## MATERIAL PROVIDED
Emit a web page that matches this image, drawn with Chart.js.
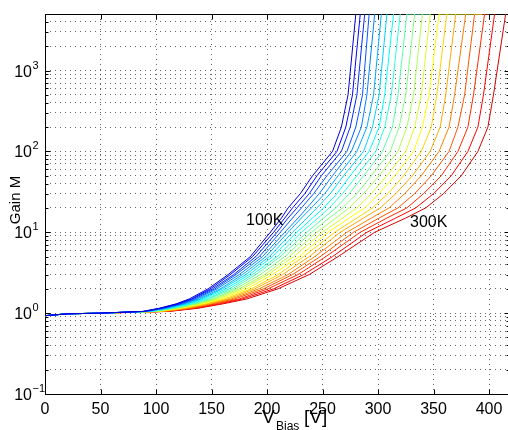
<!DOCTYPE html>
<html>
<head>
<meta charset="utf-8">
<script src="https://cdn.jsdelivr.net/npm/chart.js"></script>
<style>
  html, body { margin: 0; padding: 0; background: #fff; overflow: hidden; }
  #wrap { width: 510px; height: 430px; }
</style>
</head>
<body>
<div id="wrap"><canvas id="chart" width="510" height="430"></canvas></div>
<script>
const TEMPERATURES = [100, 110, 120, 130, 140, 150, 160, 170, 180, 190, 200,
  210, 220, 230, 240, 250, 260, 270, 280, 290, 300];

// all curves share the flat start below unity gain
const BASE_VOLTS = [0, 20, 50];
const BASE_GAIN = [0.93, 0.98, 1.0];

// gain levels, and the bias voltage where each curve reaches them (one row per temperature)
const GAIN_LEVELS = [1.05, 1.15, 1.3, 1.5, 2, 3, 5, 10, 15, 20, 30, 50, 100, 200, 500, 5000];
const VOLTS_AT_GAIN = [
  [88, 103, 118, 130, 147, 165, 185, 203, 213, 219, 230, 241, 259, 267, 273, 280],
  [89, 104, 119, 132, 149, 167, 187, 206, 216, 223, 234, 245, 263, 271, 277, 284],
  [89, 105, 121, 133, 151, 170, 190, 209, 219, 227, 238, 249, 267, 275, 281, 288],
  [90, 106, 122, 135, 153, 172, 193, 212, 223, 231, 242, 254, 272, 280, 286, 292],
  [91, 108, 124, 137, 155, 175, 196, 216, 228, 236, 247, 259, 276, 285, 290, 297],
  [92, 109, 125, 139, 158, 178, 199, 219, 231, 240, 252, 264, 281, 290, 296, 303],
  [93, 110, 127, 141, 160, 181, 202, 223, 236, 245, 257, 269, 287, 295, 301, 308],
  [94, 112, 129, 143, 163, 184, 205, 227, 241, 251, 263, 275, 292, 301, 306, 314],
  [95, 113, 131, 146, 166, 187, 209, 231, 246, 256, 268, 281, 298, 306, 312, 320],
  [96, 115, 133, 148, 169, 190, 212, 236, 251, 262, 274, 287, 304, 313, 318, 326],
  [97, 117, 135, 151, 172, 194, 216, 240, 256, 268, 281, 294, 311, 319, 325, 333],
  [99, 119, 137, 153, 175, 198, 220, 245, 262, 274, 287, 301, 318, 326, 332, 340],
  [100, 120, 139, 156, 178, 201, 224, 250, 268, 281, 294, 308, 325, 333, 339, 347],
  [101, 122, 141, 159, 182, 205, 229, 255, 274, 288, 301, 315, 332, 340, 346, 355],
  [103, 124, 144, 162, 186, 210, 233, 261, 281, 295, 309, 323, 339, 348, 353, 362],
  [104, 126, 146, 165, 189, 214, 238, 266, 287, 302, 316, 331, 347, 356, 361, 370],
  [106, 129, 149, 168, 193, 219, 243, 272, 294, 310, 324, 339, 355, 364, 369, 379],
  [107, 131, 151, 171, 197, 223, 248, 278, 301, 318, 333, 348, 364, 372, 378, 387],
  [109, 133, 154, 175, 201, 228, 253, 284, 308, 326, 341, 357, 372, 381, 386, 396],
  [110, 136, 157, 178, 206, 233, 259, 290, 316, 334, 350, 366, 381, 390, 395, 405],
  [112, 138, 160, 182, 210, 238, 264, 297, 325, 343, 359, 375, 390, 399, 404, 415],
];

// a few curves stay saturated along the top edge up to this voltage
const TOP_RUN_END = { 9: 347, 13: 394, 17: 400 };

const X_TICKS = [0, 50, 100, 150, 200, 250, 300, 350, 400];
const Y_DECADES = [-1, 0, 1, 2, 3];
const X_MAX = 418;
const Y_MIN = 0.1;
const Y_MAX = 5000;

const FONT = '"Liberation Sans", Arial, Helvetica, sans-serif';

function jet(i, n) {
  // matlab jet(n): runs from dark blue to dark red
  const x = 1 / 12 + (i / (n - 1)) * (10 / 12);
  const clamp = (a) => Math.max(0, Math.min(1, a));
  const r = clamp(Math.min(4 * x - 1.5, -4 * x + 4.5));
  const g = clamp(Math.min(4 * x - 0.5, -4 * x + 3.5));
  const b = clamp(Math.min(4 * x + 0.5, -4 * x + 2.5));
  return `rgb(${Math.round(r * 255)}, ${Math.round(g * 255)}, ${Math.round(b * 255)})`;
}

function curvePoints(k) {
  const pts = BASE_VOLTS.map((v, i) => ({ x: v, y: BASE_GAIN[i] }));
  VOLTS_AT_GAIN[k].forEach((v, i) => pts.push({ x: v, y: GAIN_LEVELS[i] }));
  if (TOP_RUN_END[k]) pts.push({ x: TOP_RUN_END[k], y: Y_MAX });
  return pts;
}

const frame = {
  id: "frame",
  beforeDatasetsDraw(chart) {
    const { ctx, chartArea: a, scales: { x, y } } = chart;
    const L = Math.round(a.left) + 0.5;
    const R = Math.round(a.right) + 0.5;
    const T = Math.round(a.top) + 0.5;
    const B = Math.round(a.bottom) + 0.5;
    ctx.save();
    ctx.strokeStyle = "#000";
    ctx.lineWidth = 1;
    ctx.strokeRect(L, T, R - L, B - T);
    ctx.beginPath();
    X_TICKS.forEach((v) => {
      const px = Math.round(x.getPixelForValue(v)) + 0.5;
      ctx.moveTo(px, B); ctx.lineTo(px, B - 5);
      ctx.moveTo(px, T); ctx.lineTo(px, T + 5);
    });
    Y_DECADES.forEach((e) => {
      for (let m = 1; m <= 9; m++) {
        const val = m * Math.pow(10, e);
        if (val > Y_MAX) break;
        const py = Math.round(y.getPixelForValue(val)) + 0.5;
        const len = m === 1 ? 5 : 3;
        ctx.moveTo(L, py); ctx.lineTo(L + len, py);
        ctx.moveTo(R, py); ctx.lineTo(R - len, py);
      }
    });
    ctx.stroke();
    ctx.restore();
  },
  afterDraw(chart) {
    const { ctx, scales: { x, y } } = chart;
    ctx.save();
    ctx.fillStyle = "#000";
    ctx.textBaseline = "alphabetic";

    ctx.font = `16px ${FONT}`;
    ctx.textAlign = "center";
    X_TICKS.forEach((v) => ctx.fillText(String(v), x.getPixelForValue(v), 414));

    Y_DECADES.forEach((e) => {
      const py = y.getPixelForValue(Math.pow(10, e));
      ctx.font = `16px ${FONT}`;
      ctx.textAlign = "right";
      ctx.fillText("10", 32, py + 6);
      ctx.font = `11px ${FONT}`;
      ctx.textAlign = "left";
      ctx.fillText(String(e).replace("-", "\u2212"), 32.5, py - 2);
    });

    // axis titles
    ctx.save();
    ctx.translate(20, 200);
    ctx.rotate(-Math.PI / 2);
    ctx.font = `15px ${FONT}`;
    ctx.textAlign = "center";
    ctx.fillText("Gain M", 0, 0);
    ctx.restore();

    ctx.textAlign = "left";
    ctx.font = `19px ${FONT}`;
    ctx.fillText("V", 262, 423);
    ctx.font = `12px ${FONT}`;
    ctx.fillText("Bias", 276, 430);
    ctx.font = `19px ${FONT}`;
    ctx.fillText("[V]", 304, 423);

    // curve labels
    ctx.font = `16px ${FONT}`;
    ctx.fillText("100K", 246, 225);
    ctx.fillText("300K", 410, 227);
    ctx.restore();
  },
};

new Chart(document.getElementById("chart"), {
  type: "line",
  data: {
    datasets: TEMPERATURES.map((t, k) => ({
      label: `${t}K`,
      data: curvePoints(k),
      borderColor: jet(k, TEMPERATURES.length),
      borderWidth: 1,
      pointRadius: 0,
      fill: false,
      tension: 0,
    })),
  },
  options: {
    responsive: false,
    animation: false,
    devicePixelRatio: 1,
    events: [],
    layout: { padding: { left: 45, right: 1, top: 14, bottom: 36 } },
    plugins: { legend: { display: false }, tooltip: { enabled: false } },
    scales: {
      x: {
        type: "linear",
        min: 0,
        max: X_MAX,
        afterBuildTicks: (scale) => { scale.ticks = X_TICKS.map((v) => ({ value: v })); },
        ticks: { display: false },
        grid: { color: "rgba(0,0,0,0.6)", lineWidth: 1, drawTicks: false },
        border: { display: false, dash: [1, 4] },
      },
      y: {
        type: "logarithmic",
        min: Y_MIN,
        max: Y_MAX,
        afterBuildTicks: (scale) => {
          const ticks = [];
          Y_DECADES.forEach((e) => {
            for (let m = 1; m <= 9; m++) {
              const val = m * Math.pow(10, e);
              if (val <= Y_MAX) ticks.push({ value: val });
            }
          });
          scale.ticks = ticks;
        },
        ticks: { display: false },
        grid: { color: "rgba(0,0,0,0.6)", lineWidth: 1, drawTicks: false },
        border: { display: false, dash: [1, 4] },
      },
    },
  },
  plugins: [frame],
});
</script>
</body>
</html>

## WHAT TO WORK ON
Copy nothing but the lines from the top of the data down to the line containing "const BASE_GAIN = [0.93, 0.98, 1.0];", and leave the pictures out.

## ANSWER
Emit a web page that matches this image, drawn with Chart.js.
<!DOCTYPE html>
<html>
<head>
<meta charset="utf-8">
<script src="https://cdn.jsdelivr.net/npm/chart.js"></script>
<style>
  html, body { margin: 0; padding: 0; background: #fff; overflow: hidden; }
  #wrap { width: 510px; height: 430px; }
</style>
</head>
<body>
<div id="wrap"><canvas id="chart" width="510" height="430"></canvas></div>
<script>
const TEMPERATURES = [100, 110, 120, 130, 140, 150, 160, 170, 180, 190, 200,
  210, 220, 230, 240, 250, 260, 270, 280, 290, 300];

// all curves share the flat start below unity gain
const BASE_VOLTS = [0, 20, 50];
const BASE_GAIN = [0.93, 0.98, 1.0];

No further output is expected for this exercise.